Author – Galina Datskovsky

On December 10, 2016, two articles in the business section of the Wall Street Journal caught my eye.

The first article concerned well known Facebook in an article named “Facebook Investors Press Suit On Shares”. It is of particular interest, in that it suggests that “Facebook Inc’s move to change its capital structure was tainted by secret text messages and meddling from financial advisers that pointed to a process rife with conflict of interest…”.

Yet again we see written communication being used in evidence. Of course, if these were simply phone calls or conversations, there would be no record to produce. Don’t get me wrong – I do not in any way suggest that one side is right and the other wrong here. I do however suggest that technology giants such as Facebook and their boards should certainly be aware of the implication of written records and communications.

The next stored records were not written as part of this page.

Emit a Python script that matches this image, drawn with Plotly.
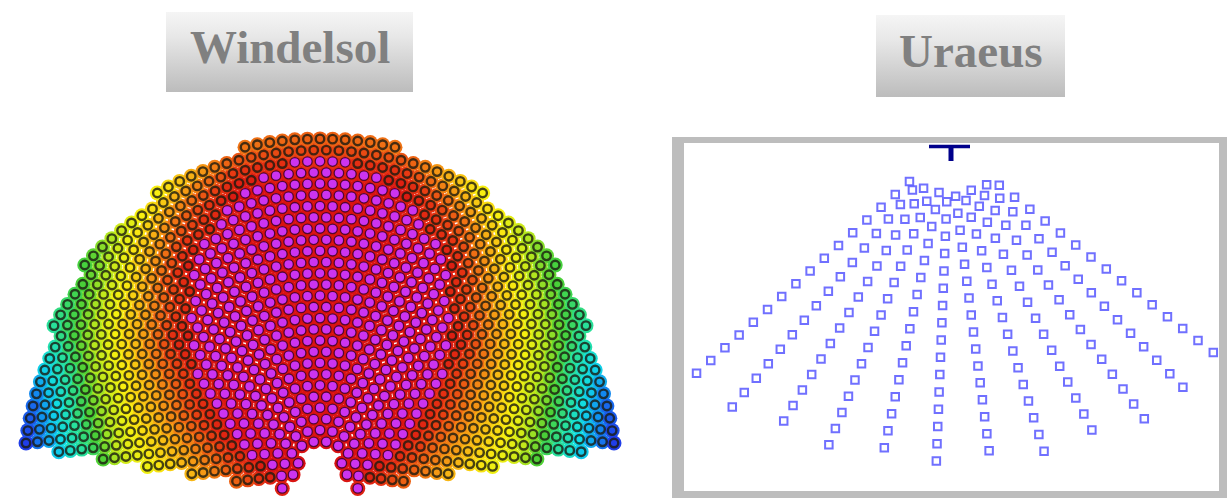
import numpy as np
import plotly.graph_objects as go

W, H = 1227, 498

# ---------------- titles ----------------
TITLES = ["Windelsol", "Uraeus"]
TITLE_BOXES = [(166, 12, 413, 92), (876, 15, 1065, 97)]
TITLE_CENTER_Y = [47, 51]

# ---------------- Windelsol field (left) ----------------
# field coordinates: tower at (0, 0), units ~ 1 px, y towards north (up)
W_ROW_FIRST_R = 27.5
W_ROW_STEP = 11.2
W_ROW_COUNT = 30
W_ARC_STEP = 12.6
W_OUTER_THETA = [0, 7, 15, 21, 27, 33, 38, 44, 49, 57, 65, 75, 84, 180]
W_OUTER_R = [347, 345, 343, 340, 335, 331, 328, 325, 321, 312, 308, 305, 303, 300]
W_BOTTOM_EDGE = [(30, -14), (302, 28)]          # |x|, y along the south edge
W_NOTCH = dict(top_y=23, bottom_y=-12, top_half=10, bottom_half=30)
W_CORE_THETA = [0, 10, 20, 30, 40, 50, 55, 60, 70, 80, 180]
W_CORE_R = [325, 315, 287, 250, 205, 158, 135, 112, 72, 45, 40]
# efficiency map (1 = red ... 0 = blue)
W_EFF_THETA = [0, 15, 30, 45, 60, 75, 90, 120]
W_EFF_R = [0, 50, 100, 150, 200, 250, 300, 350]
W_EFF = [
    [1.00, 1.00, 1.00, 1.00, 1.00, 1.00, 1.00, 0.84],
    [1.00, 1.00, 1.00, 1.00, 1.00, 1.00, 1.00, 0.80],
    [1.00, 1.00, 1.00, 1.00, 1.00, 1.00, 0.82, 0.56],
    [1.00, 1.00, 1.00, 1.00, 0.96, 0.77, 0.58, 0.44],
    [1.00, 1.00, 1.00, 0.90, 0.76, 0.62, 0.45, 0.30],
    [1.00, 1.00, 0.90, 0.78, 0.66, 0.46, 0.15, 0.05],
    [1.00, 0.95, 0.82, 0.68, 0.57, 0.30, 0.04, 0.02],
    [1.00, 0.95, 0.82, 0.68, 0.57, 0.30, 0.04, 0.02],
]
EFF_SCALE = [
    [0.00, "#1c1cb8"], [0.10, "#2234e8"], [0.22, "#1090f0"], [0.32, "#10dce8"],
    [0.43, "#28e098"], [0.51, "#48d038"], [0.59, "#bce81c"], [0.67, "#f8f010"],
    [0.76, "#f8b414"], [0.84, "#f07414"], [0.92, "#e63412"], [1.00, "#d81212"],
]
CORE_COLOR = "#cc34f0"
RING_COLOR = "rgba(26,26,16,0.80)"

# ---------------- Uraeus field (right) ----------------
# spokes from the tower: angle from south (deg, + to the right), outer radius, step, count
U_SPOKE_ANGLE = [-48.0, -39.7, -31.0, -21.9, -12.1, -2.3, 7.5, 17.3, 26.7, 35.6, 44.1, 52.0]
U_SPOKE_TIP_R = [339.7, 339.3, 320.9, 322.1, 308.6, 315.3, 307.3, 319.7, 318.0, 335.5, 336.1, 335.4]
U_SPOKE_STEP = [19.1, 18.8, 18.1, 17.5, 17.4, 17.3, 17.1, 17.5, 17.9, 18.3, 18.8, 19.4]
U_SPOKE_COUNT = [16, 16, 16, 16, 16, 16, 16, 16, 16, 16, 16, 15]
U_TOWER = (0.0, 0.0)
U_COLOR = "rgba(92,92,255,0.88)"


def eff_lookup(th, r):
    rows = np.array([np.interp(r, W_EFF_R, row) for row in W_EFF])
    return float(np.interp(th, W_EFF_THETA, rows))


# ---- build Windelsol heliostat positions
hx, hy, hval, hcore = [], [], [], []
for i in range(W_ROW_COUNT):
    r = W_ROW_FIRST_R + i * W_ROW_STEP
    dth = W_ARC_STEP / r
    off = 0.5 * dth if i % 2 else 0.0
    n = int(np.pi / dth) + 1
    for j in range(-n, n + 1):
        th = off + j * dth
        if abs(th) > np.pi:
            continue
        thd = abs(np.degrees(th))
        x = r * np.sin(th)
        y = r * np.cos(th)
        if r > np.interp(thd, W_OUTER_THETA, W_OUTER_R) - 2.0:
            continue
        (bx0, by0), (bx1, by1) = W_BOTTOM_EDGE
        yline = by0 + (abs(x) - bx0) * (by1 - by0) / (bx1 - bx0)
        if y < yline + 4.0:
            continue
        nt = W_NOTCH
        if y < nt["top_y"] + 5.5:
            hw = nt["top_half"] + (nt["top_y"] - y) * (nt["bottom_half"] - nt["top_half"]) / (nt["top_y"] - nt["bottom_y"])
            if abs(x) < hw + 5.5:
                continue
        hx.append(x)
        hy.append(y)
        hval.append(eff_lookup(thd, r))
        hcore.append(r < np.interp(thd, W_CORE_THETA, W_CORE_R))

hx = np.array(hx); hy = np.array(hy); hval = np.array(hval); hcore = np.array(hcore)

# ---- Uraeus positions
ux, uy = [], []
for a, tip, st, cnt in zip(U_SPOKE_ANGLE, U_SPOKE_TIP_R, U_SPOKE_STEP, U_SPOKE_COUNT):
    for k in range(cnt):
        r = tip - k * st
        ux.append(U_TOWER[0] + r * np.sin(np.radians(a)))
        uy.append(U_TOWER[1] - r * np.cos(np.radians(a)))

fig = go.Figure()

# title boxes (overlay axes in page pixels)
for (x0, y0, x1, y1) in TITLE_BOXES:
    fig.add_trace(go.Scatter(
        x=[x0, x1, x1, x0, x0], y=[y0, y0, y1, y1, y0], mode="lines",
        line=dict(width=0), fill="toself",
        fillgradient=dict(type="vertical",
                          colorscale=[[0, "#f5f5f5"], [0.3, "#e8e8e8"], [1, "#bcbcbc"]],
                          start=y0, stop=y1),
        xaxis="x3", yaxis="y3", hoverinfo="skip", showlegend=False))

# Windelsol background colour
fig.add_trace(go.Scatter(
    x=hx, y=hy, mode="markers", xaxis="x", yaxis="y", hoverinfo="skip", showlegend=False,
    marker=dict(size=15, color=hval, colorscale=EFF_SCALE, cmin=0, cmax=1, line=dict(width=0))))
# rings
m = ~hcore
fig.add_trace(go.Scatter(
    x=hx[m], y=hy[m], mode="markers", xaxis="x", yaxis="y", hoverinfo="skip", showlegend=False,
    marker=dict(symbol="circle-open", size=8.5, color=RING_COLOR, line=dict(width=2.4))))
# core heliostats
fig.add_trace(go.Scatter(
    x=hx[hcore], y=hy[hcore], mode="markers", xaxis="x", yaxis="y", hoverinfo="skip", showlegend=False,
    marker=dict(symbol="circle", size=9.5, color=CORE_COLOR,
                line=dict(width=1.3, color="rgba(60,0,40,0.85)"))))

# Uraeus heliostats
fig.add_trace(go.Scatter(
    x=ux, y=uy, mode="markers", xaxis="x2", yaxis="y2", hoverinfo="skip", showlegend=False,
    marker=dict(symbol="square-open", size=7.5, color=U_COLOR, line=dict(width=2))))
# tower glyph
tx, ty = U_TOWER
fig.add_trace(go.Scatter(x=[tx - 20, tx + 21], y=[ty - 0.5, ty - 0.5], mode="lines",
                         line=dict(color="#00008b", width=3.5), xaxis="x2", yaxis="y2",
                         hoverinfo="skip", showlegend=False))
fig.add_trace(go.Scatter(x=[tx + 2, tx + 2], y=[ty - 1, ty - 15], mode="lines",
                         line=dict(color="#00008b", width=5), xaxis="x2", yaxis="y2",
                         hoverinfo="skip", showlegend=False))

# frame around Uraeus plot
FRAME = "#bdbdbd"
shapes = []
for (x0, y0, x1, y1) in [(672, 137, 684, 498), (672, 137, 1227, 143),
                         (1219, 137, 1227, 498), (672, 491, 1227, 498)]:
    shapes.append(dict(type="rect", xref="x3", yref="y3", x0=x0, y0=y0, x1=x1, y1=y1,
                       fillcolor=FRAME, line=dict(width=0), layer="above"))

annotations = []
for t, (x0, y0, x1, y1), cy in zip(TITLES, TITLE_BOXES, TITLE_CENTER_Y):
    annotations.append(dict(text="<b>%s</b>" % t, x=(x0 + x1) / 2, y=cy, xref="x3", yref="y3",
                            showarrow=False, xanchor="center", yanchor="middle",
                            font=dict(family="Liberation Serif", size=47, color="#808080")))

ax = dict(visible=False, showgrid=False, zeroline=False, fixedrange=True)
top = 398 / 498
fig.update_layout(
    width=W, height=H, margin=dict(l=0, r=0, t=0, b=0, pad=0),
    paper_bgcolor="white", plot_bgcolor="rgba(0,0,0,0)",
    xaxis=dict(ax, domain=[0, 640 / W], range=[-320, 320]),
    yaxis=dict(ax, domain=[0, top], range=[-18, 380]),
    xaxis2=dict(ax, domain=[672 / W, 1], range=[-277, 278]),
    yaxis2=dict(ax, domain=[0, top], range=[-352, 46]),
    xaxis3=dict(ax, domain=[0, 1], range=[0, W]),
    yaxis3=dict(ax, domain=[0, 1], range=[H, 0]),
    shapes=shapes, annotations=annotations, showlegend=False,
)
fig.write_html("out.html", config={"displayModeBar": False},
               post_script="document.body.style.margin='0px';document.body.style.overflow='hidden';")
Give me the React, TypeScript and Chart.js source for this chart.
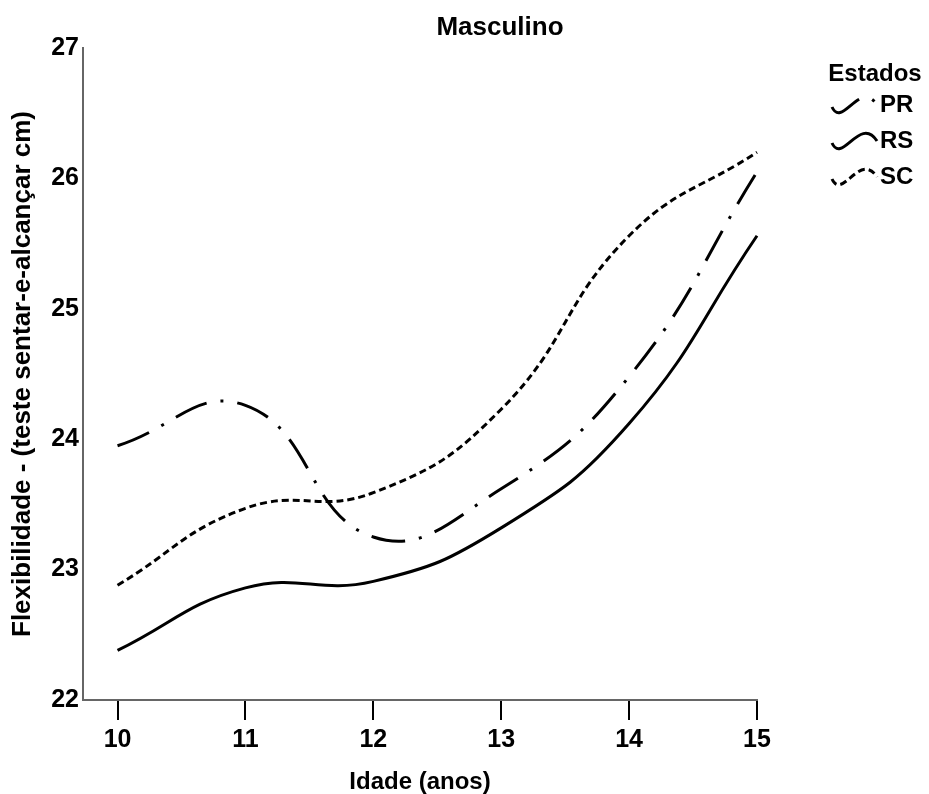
import React, { useEffect, useRef } from "react";
import { Chart, registerables } from "chart.js";

Chart.register(...registerables);

const ages = [10, 11, 12, 13, 14, 15];
const xTickValues = [10, 11, 12, 13, 14, 15];
const seriesNames = ["PR", "RS", "SC"];
const prValues = [23.95, 24.26, 23.25, 23.62, 24.48, 26.05];
const rsValues = [22.38, 22.86, 22.91, 23.32, 24.12, 25.56];
const scValues = [22.88, 23.47, 23.59, 24.23, 25.56, 26.2];
const chartTitle = "Masculino";
const xTitle = "Idade (anos)";
const yTitle = "Flexibilidade - (teste sentar-e-alcançar cm)";
const legendTitle = "Estados";

const FONT = "'Liberation Sans', Arial, Helvetica, sans-serif";
const dashes: number[][] = [[34, 14, 3, 14], [], [7, 4]];

const legendPlugin = {
  id: "customLegend",
  afterDraw(chart: any) {
    const ctx = chart.ctx;
    ctx.save();
    ctx.fillStyle = "#000";
    ctx.textBaseline = "middle";
    ctx.textAlign = "center";
    ctx.font = `bold 26px ${FONT}`;
    ctx.fillText(chartTitle, 500, 28);
    ctx.font = `bold 24px ${FONT}`;
    ctx.fillText(legendTitle, 875, 74);
    const ys = [105, 141, 177];
    chart.data.datasets.forEach((ds: any, i: number) => {
      const c = ys[i];
      ctx.beginPath();
      ctx.setLineDash(ds.borderDash || []);
      ctx.lineWidth = 3;
      ctx.strokeStyle = "#000";
      ctx.moveTo(832, c + 2);
      ctx.bezierCurveTo(842, c + 24, 860, c - 26, 877, c);
      ctx.stroke();
      ctx.setLineDash([]);
      ctx.textAlign = "left";
      ctx.fillText(ds.label, 880, c);
    });
    ctx.restore();
  },
};

export default function App() {
  const ref = useRef<HTMLCanvasElement | null>(null);
  useEffect(() => {
    if (!ref.current) return;
    const values = [prValues, rsValues, scValues];
    const chart = new Chart(ref.current, {
      type: "line",
      data: {
        datasets: seriesNames.map((name, i) => ({
          label: name,
          data: ages.map((a, j) => ({ x: a, y: values[i][j] })),
          borderColor: "#000",
          borderWidth: 3,
          borderDash: dashes[i],
          pointRadius: 0,
          tension: 0.45,
          fill: false,
          clip: false as any,
        })),
      },
      options: {
        responsive: false,
        animation: false,
        layout: { padding: { top: 48, right: 172, left: 0, bottom: 0 } },
        plugins: {
          legend: { display: false },
          tooltip: { enabled: false },
          title: { display: false },
        },
        scales: {
          x: {
            type: "linear",
            min: 9.73,
            max: 15,
            afterBuildTicks: (scale: any) => {
              scale.ticks = xTickValues.map((v) => ({ value: v }));
            },
            afterFit: (scale: any) => {
              scale.height = 94;
            },
            ticks: {
              color: "#000",
              font: { size: 25, weight: "bold", family: FONT },
              padding: 5,
              maxRotation: 0,
              autoSkip: false,
              callback: (v: any) => String(v),
            },
            grid: {
              display: true,
              drawOnChartArea: false,
              drawTicks: true,
              tickLength: 20,
              color: "#000",
              lineWidth: 2,
            },
            border: { display: true, color: "#666", width: 2 },
            title: {
              display: true,
              text: xTitle,
              color: "#000",
              font: { size: 24, weight: "bold", family: FONT, lineHeight: 1 },
              padding: 0,
            },
          },
          y: {
            type: "linear",
            min: 22,
            max: 27,
            afterFit: (scale: any) => {
              scale.width = 83;
            },
            ticks: {
              stepSize: 1,
              color: "#000",
              font: { size: 25, weight: "bold", family: FONT },
              padding: 4,
            },
            grid: { display: false, drawTicks: false, tickLength: 0 },
            border: { display: true, color: "#666", width: 2 },
            title: {
              display: true,
              text: yTitle,
              color: "#000",
              font: { size: 26, weight: "bold", family: FONT, lineHeight: 1 },
              padding: 10,
            },
          },
        },
      },
      plugins: [legendPlugin],
    } as any);
    return () => chart.destroy();
  }, []);
  return (
    <div style={{ position: "fixed", left: 0, top: 0, width: 929, height: 794, background: "#fff" }}>
      <canvas ref={ref} width={929} height={794} />
    </div>
  );
}
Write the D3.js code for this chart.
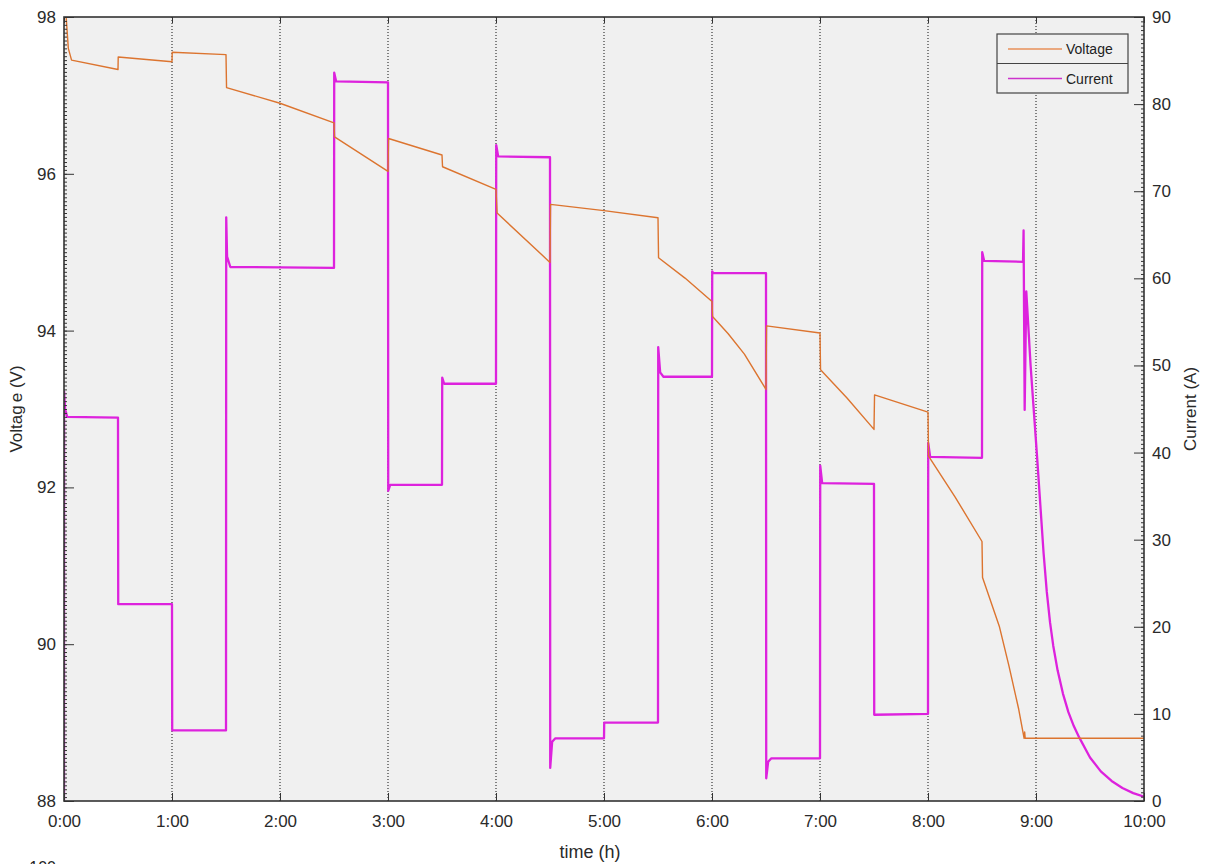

What this article also highlights is that the age of email is over – conversation is moving from email to text and organizations can no longer ignore how their employees are communicating confidential business information.

The second article covered a well-known auto manufacturer and was entitled “FTC Claims VW Mobile Phones Missing”. In the case of VW, the FTC is concerned with 23 lost or ‘bricked’ phones of key employees in the wake of a decade-long emissions-cheating scandal. Once again, these phones contain email, text and other data that can be relevant to the case but can now no longer be retrieved.

So, what is the lesson for 2017? Some should look familiar…

1. If you don’t want it on the 6 o’clock news, or in social media news feeds, do not write it in email, text that lingers or any other way
2. If you want to have a private conversation and you have no obligation to keep a record, use face to face, phone or ephemeral channels
3. Keep a record when it’s needed in a very secure location
4. Never destroy evidence, adverse instructions have really bad outcomes
5. Text is becoming the de-facto communication standard and will be examined more closely in 2017, so plan now.